Short task – Leave out the pictures, and return only the lines running from the one that contains "Write the D3.js code for this chart." to the one that contains "const tickValues = [0, 0.2, 0.4, 0.6, 0.8, 1.0];", both included, exactly as they appear.
— Begin Given records —
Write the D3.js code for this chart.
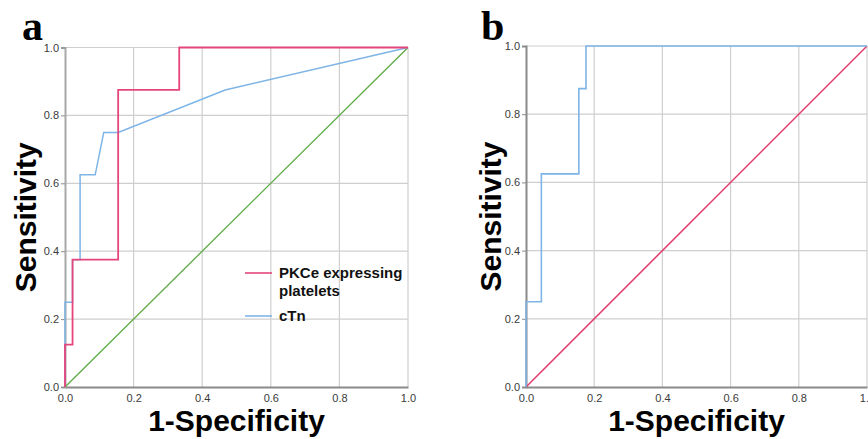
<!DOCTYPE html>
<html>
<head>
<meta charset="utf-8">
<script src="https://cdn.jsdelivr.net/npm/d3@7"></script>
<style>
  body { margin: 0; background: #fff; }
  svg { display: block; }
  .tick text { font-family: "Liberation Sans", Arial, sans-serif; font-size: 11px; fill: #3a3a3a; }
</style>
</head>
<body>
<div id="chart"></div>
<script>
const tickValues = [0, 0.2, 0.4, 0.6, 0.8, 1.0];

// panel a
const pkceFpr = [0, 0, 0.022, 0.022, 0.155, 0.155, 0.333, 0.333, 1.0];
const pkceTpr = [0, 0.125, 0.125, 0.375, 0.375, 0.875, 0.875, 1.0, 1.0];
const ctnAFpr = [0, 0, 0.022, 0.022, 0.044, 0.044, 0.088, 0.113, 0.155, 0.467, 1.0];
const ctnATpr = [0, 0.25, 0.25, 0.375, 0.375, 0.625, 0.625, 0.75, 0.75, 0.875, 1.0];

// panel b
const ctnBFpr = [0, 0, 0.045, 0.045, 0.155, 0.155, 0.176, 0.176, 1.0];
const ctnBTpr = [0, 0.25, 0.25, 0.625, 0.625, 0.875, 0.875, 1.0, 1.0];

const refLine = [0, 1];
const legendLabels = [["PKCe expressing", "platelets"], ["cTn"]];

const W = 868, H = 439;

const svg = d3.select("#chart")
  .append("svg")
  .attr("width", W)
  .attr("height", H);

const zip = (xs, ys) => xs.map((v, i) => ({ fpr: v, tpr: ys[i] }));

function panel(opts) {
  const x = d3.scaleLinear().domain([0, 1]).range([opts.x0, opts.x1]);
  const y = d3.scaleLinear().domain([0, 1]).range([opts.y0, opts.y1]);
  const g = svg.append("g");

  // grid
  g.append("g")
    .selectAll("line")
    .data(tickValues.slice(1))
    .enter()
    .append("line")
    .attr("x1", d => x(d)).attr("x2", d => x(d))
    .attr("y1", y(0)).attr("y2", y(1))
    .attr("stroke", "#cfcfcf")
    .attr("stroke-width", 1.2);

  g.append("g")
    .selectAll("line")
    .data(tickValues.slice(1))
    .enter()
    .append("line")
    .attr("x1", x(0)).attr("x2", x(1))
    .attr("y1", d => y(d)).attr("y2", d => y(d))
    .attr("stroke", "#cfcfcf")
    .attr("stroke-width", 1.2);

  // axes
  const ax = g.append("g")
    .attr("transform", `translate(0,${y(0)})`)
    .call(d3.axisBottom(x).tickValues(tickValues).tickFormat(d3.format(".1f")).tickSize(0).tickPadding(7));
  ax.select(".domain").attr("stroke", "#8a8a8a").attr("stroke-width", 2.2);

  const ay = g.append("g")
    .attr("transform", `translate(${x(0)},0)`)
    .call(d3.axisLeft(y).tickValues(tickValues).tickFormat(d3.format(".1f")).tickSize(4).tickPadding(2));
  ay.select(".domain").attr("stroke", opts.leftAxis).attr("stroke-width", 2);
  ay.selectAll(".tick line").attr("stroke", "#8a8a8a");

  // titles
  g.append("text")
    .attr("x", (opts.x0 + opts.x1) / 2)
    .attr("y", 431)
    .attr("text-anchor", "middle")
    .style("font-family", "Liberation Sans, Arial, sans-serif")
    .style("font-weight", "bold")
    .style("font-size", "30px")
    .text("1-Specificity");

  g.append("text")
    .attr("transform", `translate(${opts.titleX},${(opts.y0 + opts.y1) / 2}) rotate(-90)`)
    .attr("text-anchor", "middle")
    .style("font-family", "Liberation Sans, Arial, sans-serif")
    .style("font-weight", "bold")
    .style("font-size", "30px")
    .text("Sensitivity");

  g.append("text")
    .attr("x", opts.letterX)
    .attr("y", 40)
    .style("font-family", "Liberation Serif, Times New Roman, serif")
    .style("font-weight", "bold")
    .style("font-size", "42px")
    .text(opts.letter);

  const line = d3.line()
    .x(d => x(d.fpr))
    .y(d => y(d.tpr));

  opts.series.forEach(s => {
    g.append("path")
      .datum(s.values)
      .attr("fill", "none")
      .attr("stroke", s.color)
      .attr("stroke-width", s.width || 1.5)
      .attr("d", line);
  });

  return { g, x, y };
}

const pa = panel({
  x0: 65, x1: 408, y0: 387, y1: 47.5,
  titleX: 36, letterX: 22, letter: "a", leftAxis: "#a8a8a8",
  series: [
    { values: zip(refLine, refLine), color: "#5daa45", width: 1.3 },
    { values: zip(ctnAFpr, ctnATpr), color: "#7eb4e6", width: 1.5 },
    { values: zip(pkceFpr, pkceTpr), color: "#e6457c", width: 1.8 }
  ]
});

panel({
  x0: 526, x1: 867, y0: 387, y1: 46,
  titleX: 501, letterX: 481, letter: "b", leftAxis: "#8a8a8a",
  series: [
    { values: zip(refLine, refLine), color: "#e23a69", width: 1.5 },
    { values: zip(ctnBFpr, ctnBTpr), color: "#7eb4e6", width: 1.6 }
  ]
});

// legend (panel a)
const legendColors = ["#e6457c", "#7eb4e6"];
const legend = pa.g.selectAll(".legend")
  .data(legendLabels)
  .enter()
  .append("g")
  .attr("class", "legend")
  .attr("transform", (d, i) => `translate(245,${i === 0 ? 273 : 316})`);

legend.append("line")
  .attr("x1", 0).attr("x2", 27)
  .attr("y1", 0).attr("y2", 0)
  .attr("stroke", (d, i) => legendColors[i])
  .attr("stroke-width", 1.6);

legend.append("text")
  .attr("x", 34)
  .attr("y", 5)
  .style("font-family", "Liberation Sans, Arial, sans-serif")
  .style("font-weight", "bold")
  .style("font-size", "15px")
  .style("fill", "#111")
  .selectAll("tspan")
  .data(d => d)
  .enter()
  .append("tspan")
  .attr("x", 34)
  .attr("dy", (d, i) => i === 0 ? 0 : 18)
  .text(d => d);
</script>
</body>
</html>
— End Given records —
— Begin Given records —
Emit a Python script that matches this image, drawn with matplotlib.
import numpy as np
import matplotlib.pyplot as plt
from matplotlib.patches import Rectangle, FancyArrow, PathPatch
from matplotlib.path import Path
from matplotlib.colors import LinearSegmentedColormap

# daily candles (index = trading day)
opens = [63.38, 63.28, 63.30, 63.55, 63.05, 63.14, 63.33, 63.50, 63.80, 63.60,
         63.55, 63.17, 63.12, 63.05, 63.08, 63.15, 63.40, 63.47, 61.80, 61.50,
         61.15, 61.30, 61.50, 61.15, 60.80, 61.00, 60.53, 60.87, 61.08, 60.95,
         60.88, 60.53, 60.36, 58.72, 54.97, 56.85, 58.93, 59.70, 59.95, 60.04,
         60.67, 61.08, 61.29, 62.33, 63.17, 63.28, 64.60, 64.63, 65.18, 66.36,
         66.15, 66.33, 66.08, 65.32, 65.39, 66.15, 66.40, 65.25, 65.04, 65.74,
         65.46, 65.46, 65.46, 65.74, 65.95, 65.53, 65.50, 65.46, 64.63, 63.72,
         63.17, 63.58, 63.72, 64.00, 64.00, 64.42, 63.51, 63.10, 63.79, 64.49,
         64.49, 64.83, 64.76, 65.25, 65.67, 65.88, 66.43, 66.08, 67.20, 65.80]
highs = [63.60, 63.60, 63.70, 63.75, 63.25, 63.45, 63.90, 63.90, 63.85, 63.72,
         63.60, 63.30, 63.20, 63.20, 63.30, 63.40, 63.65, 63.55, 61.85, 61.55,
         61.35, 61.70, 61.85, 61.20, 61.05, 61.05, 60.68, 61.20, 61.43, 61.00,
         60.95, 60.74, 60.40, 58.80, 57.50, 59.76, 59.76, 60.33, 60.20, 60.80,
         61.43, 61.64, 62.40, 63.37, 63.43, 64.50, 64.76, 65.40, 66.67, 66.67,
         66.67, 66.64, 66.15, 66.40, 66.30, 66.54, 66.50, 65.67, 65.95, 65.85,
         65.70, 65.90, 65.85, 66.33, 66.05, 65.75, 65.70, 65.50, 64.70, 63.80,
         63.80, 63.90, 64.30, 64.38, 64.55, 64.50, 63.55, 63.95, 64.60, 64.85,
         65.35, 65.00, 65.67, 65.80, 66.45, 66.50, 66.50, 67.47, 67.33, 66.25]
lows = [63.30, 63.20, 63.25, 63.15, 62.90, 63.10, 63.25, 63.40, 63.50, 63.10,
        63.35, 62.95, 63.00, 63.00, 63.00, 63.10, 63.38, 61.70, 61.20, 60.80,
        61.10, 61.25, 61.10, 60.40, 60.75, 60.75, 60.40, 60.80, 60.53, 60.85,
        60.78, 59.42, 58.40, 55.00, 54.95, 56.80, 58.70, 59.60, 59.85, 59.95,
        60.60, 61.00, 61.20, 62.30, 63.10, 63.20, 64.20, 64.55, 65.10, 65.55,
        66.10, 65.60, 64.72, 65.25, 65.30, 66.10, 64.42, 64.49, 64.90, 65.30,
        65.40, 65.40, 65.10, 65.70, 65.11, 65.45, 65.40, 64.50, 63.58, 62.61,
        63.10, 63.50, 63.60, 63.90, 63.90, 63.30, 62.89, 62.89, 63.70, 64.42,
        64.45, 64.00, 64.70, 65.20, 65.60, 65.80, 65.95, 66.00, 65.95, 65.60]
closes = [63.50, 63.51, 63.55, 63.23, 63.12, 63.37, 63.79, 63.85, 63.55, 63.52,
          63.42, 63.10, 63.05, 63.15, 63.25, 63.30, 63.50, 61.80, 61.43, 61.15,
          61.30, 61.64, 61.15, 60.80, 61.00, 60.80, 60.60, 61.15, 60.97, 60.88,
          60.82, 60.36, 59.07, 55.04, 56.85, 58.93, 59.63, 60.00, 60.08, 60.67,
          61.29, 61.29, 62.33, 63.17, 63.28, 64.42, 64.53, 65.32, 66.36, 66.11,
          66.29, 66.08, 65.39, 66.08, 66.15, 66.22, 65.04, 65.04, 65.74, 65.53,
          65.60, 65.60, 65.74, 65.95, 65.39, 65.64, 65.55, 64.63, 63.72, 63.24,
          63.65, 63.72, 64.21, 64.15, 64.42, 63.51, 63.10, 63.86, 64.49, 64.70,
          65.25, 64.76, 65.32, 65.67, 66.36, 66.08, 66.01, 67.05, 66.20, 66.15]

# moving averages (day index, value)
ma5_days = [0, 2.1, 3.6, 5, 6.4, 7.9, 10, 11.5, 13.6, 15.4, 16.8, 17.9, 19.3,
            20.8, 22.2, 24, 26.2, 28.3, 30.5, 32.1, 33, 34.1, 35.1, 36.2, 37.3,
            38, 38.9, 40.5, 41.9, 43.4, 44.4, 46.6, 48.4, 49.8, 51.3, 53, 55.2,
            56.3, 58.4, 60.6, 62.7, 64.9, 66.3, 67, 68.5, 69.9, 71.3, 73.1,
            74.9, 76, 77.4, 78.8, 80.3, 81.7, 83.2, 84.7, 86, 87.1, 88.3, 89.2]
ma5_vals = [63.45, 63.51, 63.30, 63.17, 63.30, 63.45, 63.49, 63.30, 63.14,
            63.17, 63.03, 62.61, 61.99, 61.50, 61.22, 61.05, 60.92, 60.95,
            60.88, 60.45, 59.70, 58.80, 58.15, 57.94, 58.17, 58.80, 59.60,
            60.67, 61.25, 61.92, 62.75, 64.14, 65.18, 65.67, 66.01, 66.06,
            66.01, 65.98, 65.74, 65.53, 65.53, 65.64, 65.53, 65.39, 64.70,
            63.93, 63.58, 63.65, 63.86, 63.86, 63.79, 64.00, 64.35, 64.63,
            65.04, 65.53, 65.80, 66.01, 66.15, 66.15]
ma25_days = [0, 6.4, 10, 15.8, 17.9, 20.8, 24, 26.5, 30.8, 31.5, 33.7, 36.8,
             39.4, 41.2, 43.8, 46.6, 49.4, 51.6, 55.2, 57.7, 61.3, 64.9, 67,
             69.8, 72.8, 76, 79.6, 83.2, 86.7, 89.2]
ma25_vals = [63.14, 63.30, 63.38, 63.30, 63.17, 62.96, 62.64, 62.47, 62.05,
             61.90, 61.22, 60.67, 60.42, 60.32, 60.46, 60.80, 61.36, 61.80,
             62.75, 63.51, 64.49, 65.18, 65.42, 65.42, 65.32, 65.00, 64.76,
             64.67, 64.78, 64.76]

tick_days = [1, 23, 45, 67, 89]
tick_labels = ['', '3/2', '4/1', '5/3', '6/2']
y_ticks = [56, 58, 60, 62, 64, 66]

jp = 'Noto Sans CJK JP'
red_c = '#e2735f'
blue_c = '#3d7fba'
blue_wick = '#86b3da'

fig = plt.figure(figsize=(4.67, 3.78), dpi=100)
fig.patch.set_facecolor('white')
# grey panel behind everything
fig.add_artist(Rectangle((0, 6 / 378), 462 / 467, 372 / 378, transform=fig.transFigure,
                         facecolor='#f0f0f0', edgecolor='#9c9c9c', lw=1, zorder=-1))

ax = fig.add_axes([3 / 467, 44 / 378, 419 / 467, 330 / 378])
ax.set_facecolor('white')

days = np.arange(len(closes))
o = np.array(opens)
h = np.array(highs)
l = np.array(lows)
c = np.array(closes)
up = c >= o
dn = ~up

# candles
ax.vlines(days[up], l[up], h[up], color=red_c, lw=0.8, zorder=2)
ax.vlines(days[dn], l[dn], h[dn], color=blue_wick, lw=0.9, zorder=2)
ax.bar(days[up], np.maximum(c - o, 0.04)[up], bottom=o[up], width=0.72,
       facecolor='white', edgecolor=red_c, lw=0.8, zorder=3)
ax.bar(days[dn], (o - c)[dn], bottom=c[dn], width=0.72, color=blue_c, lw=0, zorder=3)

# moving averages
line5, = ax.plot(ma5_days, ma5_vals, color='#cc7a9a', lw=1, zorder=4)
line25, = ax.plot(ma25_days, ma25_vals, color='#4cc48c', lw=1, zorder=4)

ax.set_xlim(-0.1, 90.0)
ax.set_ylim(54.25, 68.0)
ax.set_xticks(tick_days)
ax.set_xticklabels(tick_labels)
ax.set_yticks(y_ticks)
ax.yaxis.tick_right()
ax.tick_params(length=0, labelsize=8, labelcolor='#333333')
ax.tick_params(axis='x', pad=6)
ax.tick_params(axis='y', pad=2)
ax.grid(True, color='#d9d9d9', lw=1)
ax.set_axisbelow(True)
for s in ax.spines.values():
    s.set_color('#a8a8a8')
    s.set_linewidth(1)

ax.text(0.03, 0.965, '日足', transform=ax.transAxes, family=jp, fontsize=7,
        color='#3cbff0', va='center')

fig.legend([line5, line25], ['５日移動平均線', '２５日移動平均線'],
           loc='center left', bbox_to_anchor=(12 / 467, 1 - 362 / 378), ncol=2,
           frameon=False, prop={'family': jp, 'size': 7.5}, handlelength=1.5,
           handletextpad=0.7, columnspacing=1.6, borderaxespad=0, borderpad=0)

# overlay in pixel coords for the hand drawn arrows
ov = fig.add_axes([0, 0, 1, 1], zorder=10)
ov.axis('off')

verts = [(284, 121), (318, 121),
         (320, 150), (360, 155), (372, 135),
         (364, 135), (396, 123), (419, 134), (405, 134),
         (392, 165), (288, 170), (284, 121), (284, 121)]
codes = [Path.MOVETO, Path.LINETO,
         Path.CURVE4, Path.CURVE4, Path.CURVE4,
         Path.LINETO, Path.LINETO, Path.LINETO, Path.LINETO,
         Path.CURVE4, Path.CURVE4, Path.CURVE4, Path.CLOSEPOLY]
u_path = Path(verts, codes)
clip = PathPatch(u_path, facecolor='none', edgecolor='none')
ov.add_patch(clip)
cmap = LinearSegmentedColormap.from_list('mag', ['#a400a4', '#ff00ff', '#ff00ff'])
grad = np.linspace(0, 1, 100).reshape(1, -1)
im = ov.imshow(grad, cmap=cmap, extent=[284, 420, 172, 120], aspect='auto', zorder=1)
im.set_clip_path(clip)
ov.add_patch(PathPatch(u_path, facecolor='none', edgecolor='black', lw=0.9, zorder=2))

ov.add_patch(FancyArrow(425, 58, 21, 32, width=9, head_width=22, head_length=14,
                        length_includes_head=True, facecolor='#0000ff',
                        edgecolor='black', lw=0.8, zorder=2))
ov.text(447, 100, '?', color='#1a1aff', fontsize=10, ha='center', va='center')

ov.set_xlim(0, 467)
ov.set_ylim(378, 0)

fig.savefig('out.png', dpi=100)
— End Given records —
Problem solution –
Write the D3.js code for this chart.
<!DOCTYPE html>
<html>
<head>
<meta charset="utf-8">
<script src="https://cdn.jsdelivr.net/npm/d3@7"></script>
<style>
  body { margin: 0; background: #fff; }
  svg { display: block; }
  .tick text { font-family: "Liberation Sans", Arial, sans-serif; font-size: 11px; fill: #3a3a3a; }
</style>
</head>
<body>
<div id="chart"></div>
<script>
const tickValues = [0, 0.2, 0.4, 0.6, 0.8, 1.0];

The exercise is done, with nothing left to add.